While these existing methods can be effective in installing tubulars in some high-angle wellbores, there are limitations associated with the current practice. Specifically, since none of the current methods completely eliminate the axial friction force acting on the casing or liner in the high-angle portion of the well, there is a limit to the length of casing or liner that can be run into a high-angle well. This is typical for wells in which the reach to total vertical depth ratio is large with, for example, a ratio larger than 3. In such wells, the driving force to push the casing or liner into the well is small compared to the axial friction force opposing the motion of the casing or liner. Computer calculations indicate that, using conventional technology, the longest length of 69.94 kilogram/meter (kg/in) (47 pound/foot (lb/ft)) 0.24448 m (9⅝-inch) casing that can be run in a well with a TVD of 2000 meter (m) is about 11 km.

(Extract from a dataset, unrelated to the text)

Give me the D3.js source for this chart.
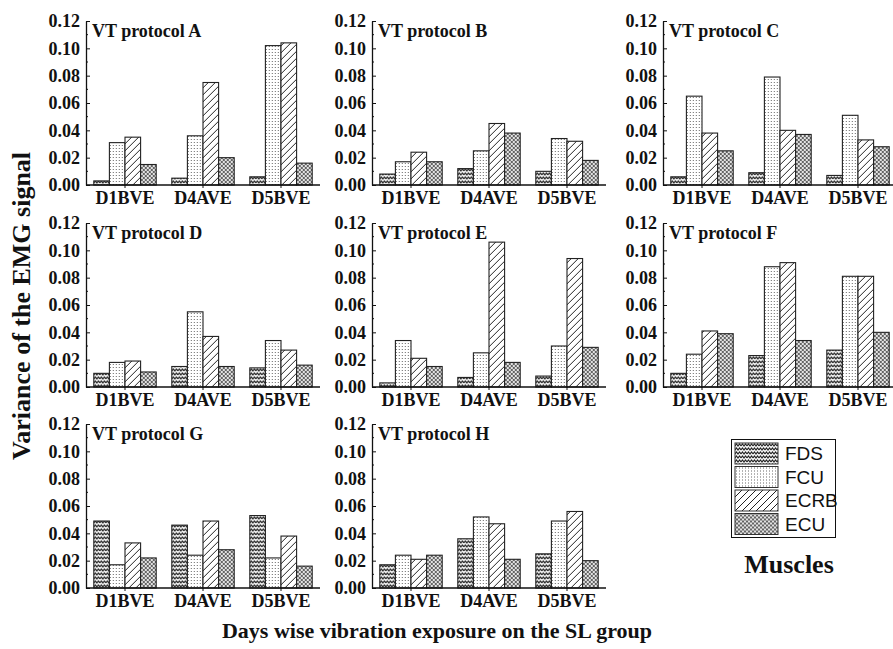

Another limitation of current practice is that the current casing floatation technique may increase the risk of collapsing the casing or liner. For instance, if the light fluid is a gas, for example, air, then by the conventional flotation method the pressure in the buoyed interval is essentially atmospheric. Further, gases at near-atmospheric pressure are very compressible. As such, the inserted tubular's resistance to collapse is essentially provided by the tubular alone. There is essentially no internal pressure to help counteract the external pressure that works to crush the tubular. If the fluid is a compressible liquid (such as oil or diesel), the pressure in the buoyed portion of the tubular will be above atmospheric pressure, but still below the in-wellbore pressure. As such, the inserted tubular's net collapse resistance is less than it would be if the tubular remained open and was filled with the same mud as is in the wellbore annulus. The net collapse resistance includes both the mechanical strength of the tubular wall and the internal pressure in the tubular. If the wall thickness is increased to improve collapse resistance, the drag on the tubular will also increase due to the greater weight per unit length.
Accordingly, there is a need for an improved tubular insertion methodology that allows an increase in the length of casing or liner that can be run into a high-angle well and reduce risk of tubular collapse. This invention satisfies that need.